First off is the bandwidth of the Bluetooth connection. As far as I can tell, the HC-05 module uses Bluetooth 2.0 which has a data throughput of of 2.1 Mbit/s or 275251.2 bytes per second. Divide this by the update rate and you get the total amount of data that can be sent in one cycle of the program. This also assumes that the connection is perfect with no lost packets. Bluetooth’s serial port profile uses re-transmission to verify that packets sent are received. This means that wireless noise can cause the connection to slow down while the Bluetooth module is attempting to resend a bad packet. Additionally, if I go back to the BLE module and am able to get it working, BLE only has a throughput of 35389.44 bytes per second, or 13% of Bluetooth 2.0. So while I’d be saving power I’d be restricting the update rate and amount of data I can send from the controller.
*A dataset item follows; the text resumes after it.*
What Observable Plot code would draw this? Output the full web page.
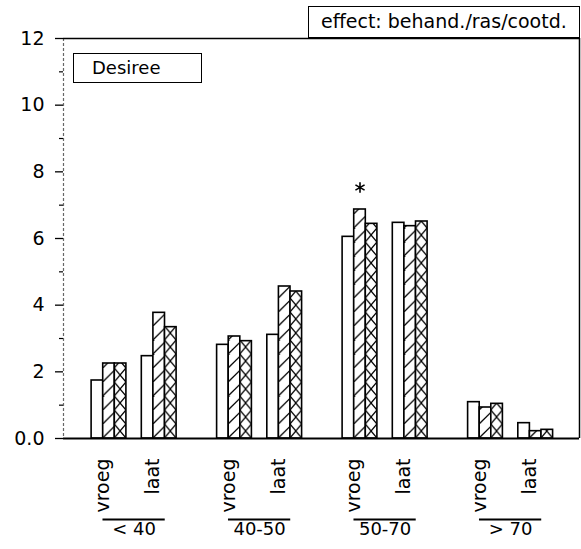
<!DOCTYPE html>
<html><head><meta charset="utf-8">
<script src="https://cdn.jsdelivr.net/npm/d3@7"></script>
<script src="https://cdn.jsdelivr.net/npm/@observablehq/plot@0.6"></script>
<style>
body{margin:0;background:#fff;}
#wrap{position:relative;width:581px;height:549px;font-family:"DejaVu Sans",sans-serif;color:#000;}
.box{position:absolute;box-sizing:border-box;border:1.5px solid #000;background:#fff;white-space:nowrap;}
#title{left:308px;top:6px;width:272px;height:32px;font-size:19px;line-height:28px;padding-left:12px;}
#variety{left:73px;top:53px;width:129px;height:30px;font-size:18px;line-height:27px;padding-left:18px;}
</style></head><body>
<div id="wrap">
<div id="chart"></div>
<div class="box" id="title"></div>
<div class="box" id="variety"></div>
</div>
<script>
// ---- data ----
const ages = ["< 40", "40-50", "50-70", "> 70"];
const periods = ["vroeg", "laat"];
const treatments = ["blanco", "behandeling 1", "behandeling 2"];
const valuesVroeg = [[1.74, 2.25, 2.25], [2.81, 3.06, 2.92], [6.05, 6.87, 6.44], [1.09, 0.93, 1.04]];
const valuesLaat  = [[2.47, 3.77, 3.34], [3.11, 4.56, 4.41], [6.47, 6.37, 6.51], [0.46, 0.22, 0.26]];
const yTicks = [0, 2, 4, 6, 8, 10, 12];
const yTickLabels = ["0.0", "2", "4", "6", "8", "10", "12"];
const yMinorTicks = [1, 3, 5, 7, 9, 11];
const significant = [{age: "50-70", period: "vroeg", treatment: "behandeling 1"}];
const titleText = "effect: behand./ras/cootd.";
const varietyText = "Desiree";

document.getElementById("title").textContent = titleText;
document.getElementById("variety").textContent = varietyText;

// ---- layout (in x-scale units) ----
const groupStep = 5, periodStep = 2, barW = 0.462, lineHalf = 1.24;
const xDomain = [-1.813, 18.745];
const seriesValues = [valuesVroeg, valuesLaat];

const rows = ages.flatMap((age, ai) => periods.flatMap((period, pi) => treatments.map((treatment, ti) => ({
  age, period, treatment, ti,
  value: seriesValues[pi][ai][ti],
  pos: ai * groupStep + pi * periodStep
}))));
const periodRows = ages.flatMap((age, ai) => periods.map((period, pi) => ({age, period, pos: ai * groupStep + pi * periodStep})));
const ageRows = ages.map((age, ai) => ({age, center: ai * groupStep + periodStep / 2}));
const sigRows = rows.filter(d => significant.some(s => s.age === d.age && s.period === d.period && s.treatment === d.treatment));

const barMark = (ti) => Plot.rectY(rows.filter(d => d.ti === ti), {
  x1: d => d.pos + (d.ti - 1.5) * barW,
  x2: d => d.pos + (d.ti - 0.5) * barW,
  y1: d => 0, y2: "value",
  fill: "white", stroke: "black", strokeWidth: 1.6
});

const plot = Plot.plot({
  width: 581, height: 549,
  marginLeft: 63, marginRight: 2, marginTop: 38, marginBottom: 111,
  style: {fontFamily: "DejaVu Sans, sans-serif", fontSize: "19px", color: "black", background: "white"},
  x: {domain: xDomain, axis: null},
  y: {domain: [0, 12], axis: null},
  marks: [
    Plot.ruleX([xDomain[0]], {stroke: "#666", strokeDasharray: "3,2", strokeWidth: 1.2}),
    Plot.ruleX([xDomain[1]], {stroke: "black", strokeWidth: 1.5}),
    Plot.ruleY([12], {stroke: "black", strokeWidth: 1.3}),
    Plot.axisY(yMinorTicks, {tickSize: 4, tickFormat: () => "", label: null, strokeWidth: 1.2}),
    Plot.axisY(yTicks, {tickSize: 8, tickPadding: 11, tickFormat: d => yTickLabels[yTicks.indexOf(d)], label: null, fontSize: 19, strokeWidth: 1.3}),
    barMark(0), barMark(1), barMark(2),
    Plot.ruleY([0], {stroke: "black", strokeWidth: 2}),
    Plot.dot(sigRows, {x: d => d.pos + (d.ti - 1) * barW, y: "value", symbol: "asterisk", r: 5, dy: -22, stroke: "black", strokeWidth: 1.6}),
    Plot.text(periodRows, {x: "pos", frameAnchor: "bottom", text: "period", rotate: -90, textAnchor: "end", dy: 20, fontSize: 19}),
    Plot.ruleY(ageRows, {x1: d => d.center - lineHalf, x2: d => d.center + lineHalf, y: d => 0, dy: 81, stroke: "black", strokeWidth: 2}),
    Plot.text(ageRows, {x: "center", frameAnchor: "bottom", text: "age", dy: 96, fontSize: 18})
  ]
});
document.getElementById("chart").appendChild(plot);

// ---- hatch patterns aligned to each bar ----
const ns = "http://www.w3.org/2000/svg";
const defs = document.createElementNS(ns, "defs");
plot.insertBefore(defs, plot.firstChild);
const base = plot.scale("y").apply(0);
const period = 14;
let pid = 0;
function makePattern(x, w, kind) {
  const p = document.createElementNS(ns, "pattern");
  const id = "pat" + (pid++);
  p.setAttribute("id", id);
  p.setAttribute("patternUnits", "userSpaceOnUse");
  p.setAttribute("x", x); p.setAttribute("y", base);
  p.setAttribute("width", w); p.setAttribute("height", period);
  const bg = document.createElementNS(ns, "rect");
  bg.setAttribute("width", w); bg.setAttribute("height", period); bg.setAttribute("fill", "white");
  p.appendChild(bg);
  const segs = kind === "hatch"
    ? [[0, period, w, period - w]]
    : [[0, 0, w, period], [0, period, w, 0]];
  for (const [x1, y1, x2, y2] of segs) {
    const l = document.createElementNS(ns, "line");
    l.setAttribute("x1", x1); l.setAttribute("y1", y1); l.setAttribute("x2", x2); l.setAttribute("y2", y2);
    l.setAttribute("stroke", "black"); l.setAttribute("stroke-width", 1.3);
    p.appendChild(l);
  }
  defs.appendChild(p);
  return "url(#" + id + ")";
}
const barGroups = Array.from(plot.querySelectorAll("g")).filter(g => g.querySelector(":scope > rect"));
[[1, "hatch"], [2, "cross"]].forEach(([gi, kind]) => {
  const g = barGroups[gi];
  if (!g) return;
  g.removeAttribute("fill");
  g.querySelectorAll(":scope > rect").forEach(r => {
    const x = parseFloat(r.getAttribute("x")), w = parseFloat(r.getAttribute("width"));
    r.setAttribute("fill", makePattern(x, w, kind));
  });
});
</script>
</body></html>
Another thing to consider is the update rate of the controller driver running on the Raspberry Pi. Serial ports have buffers to store incoming data. This means that if the driver is updating slower than the controller, the driver won’t be able to process all of the data coming in and the buffer will overflow. This problem will exhibit itself as lag in the controls. The driver needs to be updating at the same rate, or faster, than the controller.
The last consideration is debouncing. This is a topic that has been extensively covered elsewhere, but suffice it to say that if the controller updates too fast it will accidentally send phantom bounces in the switch contacts to the driver and cause erroneous button presses.
Once everything has come together and is working to a degree I’m happy with, I’ll come back to these small issues and tweak everything until it works perfectly. Until then, my next step is writing the controller driver! As always, my code is available on my GitHub in the PiGRRL_Switch repository.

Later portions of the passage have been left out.